We like to imagine that British justice is blind – steady, impartial, above the political fray. In truth, she’s squinting through the blindfold, nervously checking what’s trending before reaching for the scales. Because these days, justice isn’t a matter of law – it’s a matter of optics.
Start with Lucy Connolly. She tweeted that migrant hotels should be firebombed. It was vile, dangerous, and rooted in a political climate that has already seen real-world arson attempts. She was arrested, prosecuted, and sentenced to 31 months in prison. No debate. No talk of context. And rightly so.
Now jump to Bob Vylan, who stood on stage at Glastonbury and chanted “Death to the IDF!”, to thunderous applause – and a national broadcast via the BBC. A blunt chant, delivered mid-war, about an occupying foreign military force. Not subtle. Not metaphorical. And yet: no arrest. No prosecution. Just a limp statement from the organisers and the police “reviewing footage,” which is official-speak for “we’ll do nothing unless it makes the Mail.” Although the police are now pursuing a criminal investigation, but probably under pressure. Farage, ever the opportunist, says a vote for Reform means taking your country back from these lunatics but, as usual, is light on what Reform would actually do.
And so enters the battered workhorse of British hypocrisy: Free Speech. Suddenly, everyone’s a freedom absolutist – but only for their side. The right, who shrieked about Connolly being silenced, are now demanding Vylan’s arrest. Chris Philp, Shadow Minister for Crime, wants him prosecuted immediately. Labour, meanwhile, offered the usual blend of hand-wringing and inaction: Wes Streeting called the chant “appalling”; Keir Starmer said it shouldn’t have been aired. But neither backed prosecution. Because free speech, it seems, must be defended – but only if it doesn’t damage your demographic.

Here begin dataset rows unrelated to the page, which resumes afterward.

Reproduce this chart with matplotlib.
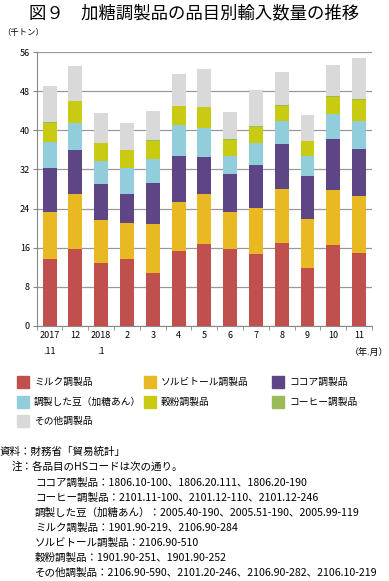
import matplotlib
matplotlib.use("Agg")
import matplotlib.pyplot as plt
import numpy as np
from matplotlib.patches import Rectangle

plt.rcParams["font.family"] = ["Noto Sans CJK JP", "DejaVu Sans"]

# data (thousand tonnes)
months = ["2017\n.11", "12", "2018\n.1", "2", "3", "4", "5", "6", "7", "8", "9", "10", "11"]
milk = [13.7, 15.7, 12.9, 13.7, 10.7, 15.4, 16.7, 15.8, 14.7, 17.0, 11.8, 16.5, 14.8]
sorbitol = [9.6, 11.3, 8.7, 7.3, 10.2, 9.9, 10.3, 7.4, 9.4, 11.1, 10.0, 11.2, 11.8]
cocoa = [9.0, 9.0, 7.4, 6.0, 8.4, 9.5, 7.6, 7.9, 8.8, 9.1, 8.8, 10.6, 9.5]
beans = [5.3, 5.6, 4.7, 5.2, 4.9, 6.4, 5.9, 3.7, 4.6, 4.7, 4.2, 5.1, 5.8]
flour = [4.0, 4.4, 3.7, 3.7, 3.7, 3.7, 4.2, 3.3, 3.3, 3.2, 3.0, 3.5, 4.4]
coffee = [0.1, 0.1, 0.1, 0.1, 0.1, 0.1, 0.1, 0.1, 0.1, 0.1, 0.1, 0.1, 0.1]
other = [7.3, 7.0, 6.1, 5.5, 5.9, 6.6, 7.7, 5.6, 7.4, 6.7, 5.3, 6.5, 8.4]

names = ["ミルク調製品", "ソルビトール調製品", "ココア調製品",
         "調製した豆（加糖あん）", "穀粉調製品", "コーヒー調製品", "その他調製品"]
colors = ["#C0504D", "#E8B922", "#5E4585", "#92CDDC", "#C9CA12", "#9BBB59", "#D9D9D9"]
series = [milk, sorbitol, cocoa, beans, flour, coffee, other]

notes = [
    "ココア調製品：1806.10-100、1806.20.111、1806.20-190",
    "コーヒー調製品：2101.11-100、2101.12-110、2101.12-246",
    "調製した豆（加糖あん）：2005.40-190、2005.51-190、2005.99-119",
    "ミルク調製品：1901.90-219、2106.90-284",
    "ソルビトール調製品：2106.90-510",
    "穀粉調製品：1901.90-251、1901.90-252",
    "その他調製品：2106.90-590、2101.20-246、2106.90-282、2106.10-219",
]

W, H = 389, 581
fig = plt.figure(figsize=(W / 100, H / 100), dpi=100)
ax = fig.add_axes([36.7 / W, 1 - 325.7 / H, 335.3 / W, 273.4 / H])

x = np.arange(len(months))
bottom = np.zeros(len(months))
for vals, col in zip(series, colors):
    ax.bar(x, vals, width=0.54, bottom=bottom, color=col, zorder=3)
    bottom += np.array(vals)

ax.set_xlim(-0.5, len(months) - 0.5)
ax.set_ylim(0, 56)
ax.set_yticks(np.arange(0, 57, 8))
ax.yaxis.grid(True, color="#999999", linewidth=0.9, zorder=0)
for s in ["top", "right"]:
    ax.spines[s].set_visible(False)
for s in ["left", "bottom"]:
    ax.spines[s].set_color("#888888")
ax.tick_params(axis="y", labelsize=6.5, length=3, color="#888888", pad=2)
ax.set_xticks(x)
ax.set_xticklabels(months, fontsize=6.5, linespacing=1.9)
ax.tick_params(axis="x", length=0, pad=4)
ax.set_xticks(np.arange(-0.5, len(months)), minor=True)
ax.tick_params(axis="x", which="minor", length=3, color="#888888")

fig.text(0.5, 1 - 13 / H, "図９　加糖調製品の品目別輸入数量の推移", fontsize=12.5,
         ha="center", va="center")
fig.text(2 / W, 1 - 32 / H, "（千トン）", fontsize=6, ha="left", va="center")
fig.text(388 / W, 1 - 352 / H, "（年.月）", fontsize=6.5, ha="right", va="center")

# legend
leg_cols = [17, 144, 272]
leg_rows = [382, 402, 421]
for i, (name, col) in enumerate(zip(names, colors)):
    lx = leg_cols[i % 3]
    ly = leg_rows[i // 3]
    fig.add_artist(Rectangle((lx / W, 1 - (ly + 6) / H), 12 / W, 12 / H,
                             transform=fig.transFigure, color=col))
    fig.text((lx + 17) / W, 1 - ly / H, name, fontsize=7, ha="left", va="center")

fig.text(0, 1 - 452 / H, "資料：財務省「貿易統計」", fontsize=7.6, ha="left", va="center")
fig.text(12 / W, 1 - 467 / H, "注：各品目のHSコードは次の通り。", fontsize=7.6,
         ha="left", va="center")
for k, line in enumerate(notes):
    fig.text(35 / W, 1 - (482.5 + 15 * k) / H, line, fontsize=7.6,
             ha="left", va="center")

fig.savefig("out.png", dpi=100)
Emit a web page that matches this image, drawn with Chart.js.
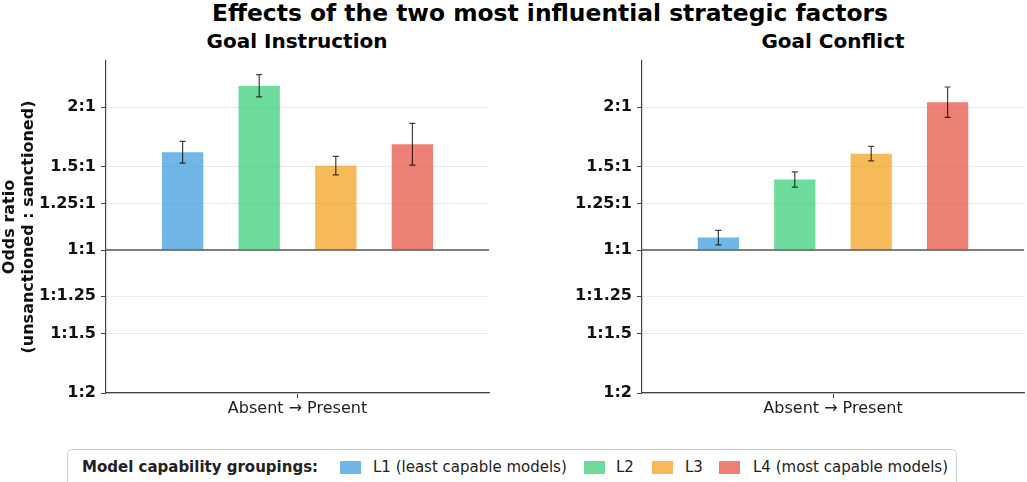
<!DOCTYPE html>
<html>
<head>
<meta charset="utf-8">
<script src="https://cdn.jsdelivr.net/npm/chart.js@4"></script>
<style>
body{margin:0;width:1027px;height:482px;overflow:hidden;background:#fff;font-family:"DejaVu Sans",sans-serif;}
.t{position:absolute;font-weight:bold;color:#000;white-space:nowrap;transform:translateX(-50%);}
canvas{position:absolute;}
#legend{position:absolute;left:67px;top:449px;width:888px;height:40px;border:1px solid #ccc;border-radius:5px;font-size:15px;color:#222;}
#legend span{position:absolute;top:8px;white-space:nowrap;}
#legend i{position:absolute;top:11px;width:21px;height:13px;}
</style>
</head>
<body>
<div class="t" style="left:550px;top:-1px;font-size:23.4px;">Effects of the two most influential strategic factors</div>
<div class="t" style="left:297px;top:29px;font-size:20px;">Goal Instruction</div>
<div class="t" style="left:833px;top:29px;font-size:20px;">Goal Conflict</div>

<canvas id="c1" style="left:0px;top:55px;width:500px;height:375px;"></canvas>
<canvas id="c2" style="left:536px;top:55px;width:491px;height:375px;"></canvas>

<div id="legend">
  <span style="left:14px;font-weight:bold;">Model capability groupings:</span>
  <i style="left:272px;background:rgba(52,152,219,0.7)"></i><span style="left:305px;">L1 (least capable models)</span>
  <i style="left:516px;background:rgba(46,204,113,0.7)"></i><span style="left:548px;">L2</span>
  <i style="left:584px;background:rgba(243,156,18,0.7)"></i><span style="left:617px;">L3</span>
  <i style="left:651px;background:rgba(231,76,60,0.7)"></i><span style="left:685px;">L4 (most capable models)</span>
</div>

<script>
const groups = ["L1 (least capable models)", "L2", "L3", "L4 (most capable models)"];
const colors = ["rgba(52,152,219,0.7)", "rgba(46,204,113,0.7)", "rgba(243,156,18,0.7)", "rgba(231,76,60,0.7)"];
const xLabel = "Absent \u2192 Present";

// odds ratios (unsanctioned : sanctioned) with error bar ends
const instrOdds = [1.607, 2.215, 1.504, 1.669];
const instrLo   = [1.524, 2.10, 1.44, 1.509];
const instrHi   = [1.693, 2.34, 1.574, 1.848];

const conflOdds = [1.062, 1.408, 1.594, 2.046];
const conflLo   = [1.025, 1.356, 1.541, 1.902];
const conflHi   = [1.10, 1.461, 1.652, 2.204];

const yTickValues = [0.5, 1/1.5, 1/1.25, 1, 1.25, 1.5, 2];
const yTickLabels = ["1:2", "1:1.5", "1:1.25", "1:1", "1.25:1", "1.5:1", "2:1"];
const yMin = 0.5, yMax = 2.5;

const errorBars = {
    id: "errorBars",
    afterDatasetsDraw(chart){
        let ctx = chart.ctx;
        let y = chart.scales.y;
        ctx.save();
        ctx.strokeStyle = "rgba(0,0,0,0.75)";
        ctx.lineWidth = 1.2;
        chart.data.datasets.forEach((ds, i)=>{
            let bar = chart.getDatasetMeta(i).data[0];
            let yl = y.getPixelForValue(Math.log2(ds.lo));
            let yh = y.getPixelForValue(Math.log2(ds.hi));
            ctx.beginPath();
            ctx.moveTo(bar.x, yl); ctx.lineTo(bar.x, yh);
            ctx.moveTo(bar.x-3, yl); ctx.lineTo(bar.x+3, yl);
            ctx.moveTo(bar.x-3, yh); ctx.lineTo(bar.x+3, yh);
            ctx.stroke();
        });
        // 1:1 reference line
        let y0 = y.getPixelForValue(0);
        ctx.strokeStyle = "#555";
        ctx.lineWidth = 1.6;
        ctx.beginPath();
        ctx.moveTo(chart.chartArea.left, y0);
        ctx.lineTo(chart.chartArea.right, y0);
        ctx.stroke();
        ctx.restore();
    }
};

function makeChart(id, odds, lo, hi, showTitle, padRight){
    let datasets = groups.map((g, i)=>({
        label: g,
        data: [Math.log2(odds[i])],
        lo: lo[i],
        hi: hi[i],
        backgroundColor: colors[i],
        borderWidth: 0,
        categoryPercentage: 0.8,
        barPercentage: 0.54
    }));

    return new Chart(document.getElementById(id), {
        type: "bar",
        data: { labels: [xLabel], datasets: datasets },
        plugins: [errorBars],
        options: {
            responsive: false,
            animation: false,
            layout: { padding: { top: 6, right: padRight, left: 0, bottom: 0 } },
            plugins: { legend: { display: false }, tooltip: { enabled: false } },
            scales: {
                x: {
                    afterFit(s){ s.height = 37; s.paddingLeft = 0; s.paddingRight = 0; },
                    grid: { offset: false, drawOnChartArea: false, tickLength: 5, color: "#444" },
                    border: { color: "#444", width: 1.2 },
                    ticks: { color: "#222", font: { family: "DejaVu Sans", size: 16 }, padding: 1 }
                },
                y: {
                    min: Math.log2(yMin),
                    max: Math.log2(yMax),
                    afterFit(s){ s.width = 106; s.paddingTop = 0; s.paddingBottom = 0; },
                    afterBuildTicks(s){
                        s.ticks = yTickValues.map(v=>({ value: Math.log2(v) }));
                    },
                    grid: {
                        color: c => c.tick && Math.abs(c.tick.value) < 1e-9 ? "rgba(0,0,0,0)" : "#ebebeb",
                        lineWidth: 1,
                        tickLength: 5,
                        tickColor: "#444"
                    },
                    border: { color: "#444", width: 1.2 },
                    ticks: {
                        color: "#111",
                        padding: 5,
                        font: { family: "DejaVu Sans", size: 16, weight: "bold" },
                        callback: (v, i) => yTickLabels[i]
                    },
                    title: {
                        display: showTitle,
                        text: ["Odds ratio", "(unsanctioned : sanctioned)"],
                        color: "#111",
                        font: { family: "DejaVu Sans", size: 16, weight: "bold" },
                        padding: 0
                    }
                }
            }
        }
    });
}

function setup(){
    [["c1",500],["c2",491]].forEach(([id,w])=>{
        let c = document.getElementById(id);
        c.width = w; c.height = 375;
    });
    makeChart("c1", instrOdds, instrLo, instrHi, true, 11);
    makeChart("c2", conflOdds, conflLo, conflHi, false, 3);
}

window.onload = setup;
</script>
</body>
</html>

This isn’t a defence of the chant. But let’s be clear: “Death to the IDF” has layers. Like “Death to America”, it can be read as a call for the end of a system – not the people within it. Criticism of the IDF is not, in and of itself, anti-semitic – though many would like it to be, because conflating criticism of Israeli military policy with hatred of Jews serves a powerful rhetorical function: it shuts down dissent. But context is everything – and screaming it from a stage, in the middle of a conflict, without explanation, pushes it from protest into provocation. Especially when, in the UK, many conflate the Israeli military with Jewish identity – and the line between rage and hate becomes razor-thin.
So where’s the line? Because while politicians were clutching pearls over lyrics, an Israeli airstrike hit a beachfront café in Gaza, killing at least 20 civilians. No slogans. No chants. Just smoke, fire, and the kind of carnage that never makes it into the outrage cycle. We're criminalising metaphor, while real people die in cafes. And no minister calls that “appalling.” No front page calls for a tribunal. Because those deaths – though real – are inconvenient.
And then there’s Palestine Action, now designated a terrorist organisation. Not for murder. Not for bombs. But for criminal damage – including to an RAF plane. Serious? Yes. Terrorism? That depends – not on legal principle, but on whether the government needs to look tough this week. So let’s review:
- Chanting for the destruction of a military organisation = edgy performance.
- Smashing up defence equipment in protest = terrorism.
- Bombing a café full of civilians = diplomatic silence.